— Надо потерпеть, Валерий. Что делать?
— Извините меня, пожалуйста, я просто так. Надо так надо. Извиняюсь, конечно.
И после, когда уже ходить стал, извинялся все время, просил прощения беспрестанно.

ПЕРЕЛИВАНИЕ СИЛ
Я разговаривал с больной, когда услышал шум втаскиваемых носилок, шепоток сопровождающих и говор фельдшеров «скорой помощи» и наших сестер. Первое, что я увидел, — много красного. Первое, что я подумал, — плохо дело, на всю ночь.
Больной лежит неподвижно, не стонет — шок. Кровь на носилках, на черной одежде его.
Сколько уже было их, вот таких, в крови, обездвиженных и безмолвных. Выписываются — и как в воду… Но, наверное, живы.
А кто и умер… Часто мы боролись, дрались за них (как принято писать про наше успешное лечение), хотя перед самым началом этой борьбы нередко больше всего на свете хотелось спать. А часто мы и не успевали начать бороться или, проще, лечить. И если мы не успевали начинать лечить, то этот мертвый так и оставался для нас совсем чужим. И мы шли к другому больному или, если это была ночь и не было тяжелых больных, спать. Или, если было утро, шли докладывать на конференцию, а потом к студентам. И никогда не шли домой. А если была возможность идти домой, например в воскресенье, то все равно не уйдешь сразу домой, а надо посидеть, покалякать, собраться с силами, а уж потом идти. Впрочем, если мы еще не полечили больного, то нам не надо набираться сил, чтобы уйти отдыхать. И ох как надо добирать силы, когда это свой, уже леченный тобой…
Я увидел живого человека, лежащего, как труп, и в крови. Полыхнуло в глаза красным, засосало что-то внутри; понял я, что пропала ночь, стало страшно… Красно мне в глазах и черно, а где красное сливается с черным, там еще чернее.
Мой молодой коллега, стоявший в коридоре приемного покоя и активно беседовавший со студенткой, мгновенно сорвался с места и побежал к нам. Студентка за ним. Он такой солидный, этот коллега, а как бежит! Все равно не в этом надо торопиться. Надо торопиться, надо все скоро с больным делать. Что делать? Что? Что? Ну кровь наверняка нужна, переливать нужно. Лучше бы быстро переливание налаживал, а не ногами быстро передвигал.
Второй дежуривший со мной коллега, наверное, увидел носилки из окна, потому что тоже бежит по лестнице к нам. Тоже спешит. Надо будет быстро разрезать одежду, сразу же шинки и срочно блокады. Планирую! А еще неизвестно, что там у него с ногами, руками.

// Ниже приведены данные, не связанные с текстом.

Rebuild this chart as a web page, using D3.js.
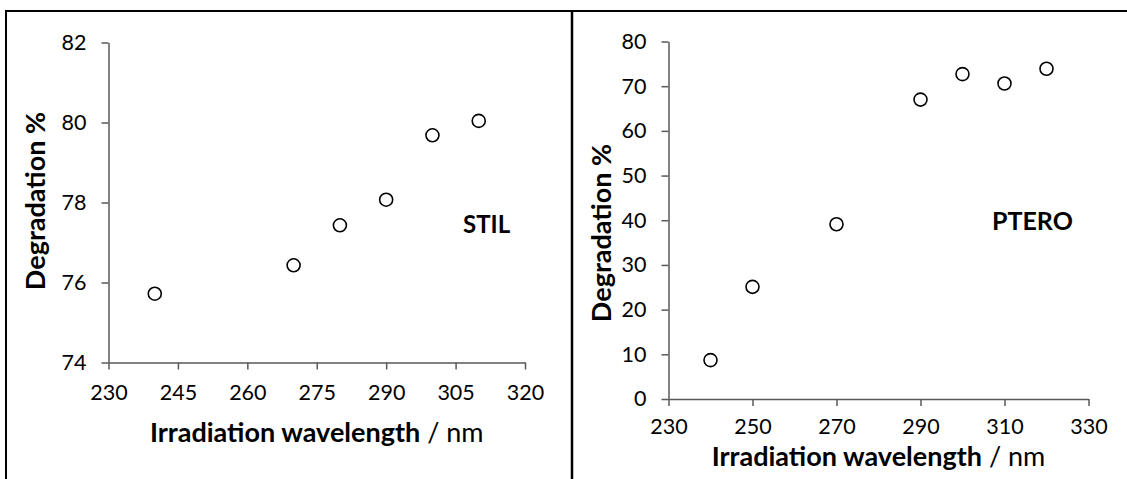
<!DOCTYPE html>
<html>
<head>
<meta charset="utf-8">
<script src="https://cdn.jsdelivr.net/npm/d3@7"></script>
<style>
  body { margin: 0; background: #fff; }
  svg text { font-family: Lato, "Open Sans", sans-serif; fill: #000; }
  .axis path, .axis line { stroke: #595959; stroke-width: 1.5; }
  .axis text { font-size: 21.5px; }
  .dot { fill: #fff; stroke: #000; stroke-width: 1.6; }
</style>
</head>
<body>
<div id="chart"></div>
<script>
'use strict';

// STIL panel
const stilWavelength = [240, 270, 280, 290, 300, 310];
const stilDegradation = [75.72, 76.43, 77.43, 78.07, 79.68, 80.04];
const stilXTicks = [230, 245, 260, 275, 290, 305, 320];
const stilYTicks = [74, 76, 78, 80, 82];

// PTERO panel
const pteroWavelength = [240, 250, 270, 290, 300, 310, 320];
const pteroDegradation = [8.7, 25.1, 39.1, 67.0, 72.7, 70.6, 73.9];
const pteroXTicks = [230, 250, 270, 290, 310, 330];
const pteroYTicks = [0, 10, 20, 30, 40, 50, 60, 70, 80];

const width = 1127, height = 479;

let svg = d3.select('#chart').append('svg')
            .attr('width', width)
            .attr('height', height);

// panel frames
svg.append('line').attr('x1', 6).attr('x2', 6).attr('y1', 10).attr('y2', height)
   .attr('stroke', '#000').attr('stroke-width', 2);
svg.append('line').attr('x1', 5).attr('x2', width).attr('y1', 11).attr('y2', 11)
   .attr('stroke', '#000').attr('stroke-width', 2);
svg.append('line').attr('x1', 572).attr('x2', 572).attr('y1', 10).attr('y2', height)
   .attr('stroke', '#000').attr('stroke-width', 2.5);

function drawPanel(p) {
    let x = d3.scaleLinear().domain(d3.extent(p.xTicks)).range([p.left, p.right]);
    let y = d3.scaleLinear().domain(d3.extent(p.yTicks)).range([p.bottom, p.top]);

    let xAxis = d3.axisBottom(x).tickValues(p.xTicks).tickSize(7).tickSizeOuter(0)
                  .tickPadding(p.xPad).tickFormat(d3.format('d'));
    let yAxis = d3.axisLeft(y).tickValues(p.yTicks).tickSize(7).tickSizeOuter(0)
                  .tickPadding(15).tickFormat(d3.format('d'));

    svg.append('g').attr('class', 'x axis')
       .attr('transform', `translate(0,${p.bottom})`)
       .call(xAxis);
    svg.append('g').attr('class', 'y axis')
       .attr('transform', `translate(${p.left},0)`)
       .call(yAxis);

    svg.selectAll('.dot-' + p.name).data(p.xs.map((v, i) => ({x: v, y: p.ys[i]})))
       .enter().append('circle')
               .attr('class', 'dot')
               .attr('r', 6.5)
               .attr('cx', d => x(d.x))
               .attr('cy', d => y(d.y));

    let xt = svg.append('text')
                .attr('x', (p.left + p.right) / 2)
                .attr('y', p.xTitleY)
                .attr('text-anchor', 'middle')
                .style('font-size', '27px');
    xt.append('tspan').style('font-weight', 'bold').text('Irradiation wavelength');
    xt.append('tspan').text(' / nm');

    svg.append('text')
       .attr('transform', `translate(${p.yTitleX},${p.yTitleY}) rotate(-90)`)
       .attr('text-anchor', 'middle')
       .style('font-size', '27px')
       .style('font-weight', 'bold')
       .text('Degradation %');

    svg.append('text')
       .attr('x', p.labelX).attr('y', p.labelY)
       .style('font-size', p.labelSize)
       .style('font-weight', 'bold')
       .text(p.name);
}

drawPanel({
    name: 'STIL', xs: stilWavelength, ys: stilDegradation,
    xTicks: stilXTicks, yTicks: stilYTicks,
    left: 108.5, right: 525, top: 42.5, bottom: 362.5, xPad: 15,
    xTitleY: 442, yTitleX: 45, yTitleY: 201,
    labelX: 463, labelY: 233, labelSize: '24px'
});

drawPanel({
    name: 'PTERO', xs: pteroWavelength, ys: pteroDegradation,
    xTicks: pteroXTicks, yTicks: pteroYTicks,
    left: 668.5, right: 1088.5, top: 41.5, bottom: 399, xPad: 13,
    xTitleY: 466, yTitleX: 611, yTitleY: 233,
    labelX: 992, labelY: 230, labelSize: '25px'
});
</script>
</body>
</html>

А четвертый дежурный вошел вместе с носилками в коридор и измеряет давление. И уже у этого доктора руки красные. Когда успел испачкаться! Давления-то, конечно, нет. А что доктора набежали! Мне сейчас сестры нужнее. Они будут налаживать всякие капельницы. Впрочем, и они все уже здесь. И уже налаживают. И уже разрезают одежды. И у всех уже руки красные, а у меня уже и халат на животе тоже красный.
Уже десять часов вечера, а я еще домой хотел позвонить. Уже никому сегодня звонить не буду.
Началась обычная работа. И переливание, и снимки, и вливания, а потом был наркоз, остановка сердца, дыхания, был массаж сердца, искусственное дыхание.
Мы его вывели из этого состояния. Можно ли смерть, то есть остановку сердца и отсутствие дыхания, считать состоянием? Наверное, это уже не состояние.
Около операционной в дверях стоят две санитарки и смотрят. Интересно. Интересен им конечный результат — будет жив или нет. А я никогда не могу сказать: «Будет жив». Но всегда хочу…
Мы уже оперируем, а они ушли. Пошли вниз в приемный покой и сейчас рассказывают, что и как тут делалось. И если там сейчас нет больных, все собрались вокруг, слушают, охают, ахают и думают, гадают, откуда человек и кто у него дома остался. Пока он пишется у нас как неизвестный, но скоро милиция найдет, откуда он, и привезет и документы, и родственники приедут, извещенные милицией, которая в этот раз не убережет их сон, а вовсе даже нарушит. Но сейчас мне все их переживания: происхождение этого человека, что ждет его дома и как кого будут искать, — совершенно безразличны. Вот если он умрет, тогда и я могу принять участие в этих стенаниях. А сейчас мне его не жалко — сейчас я его лечу.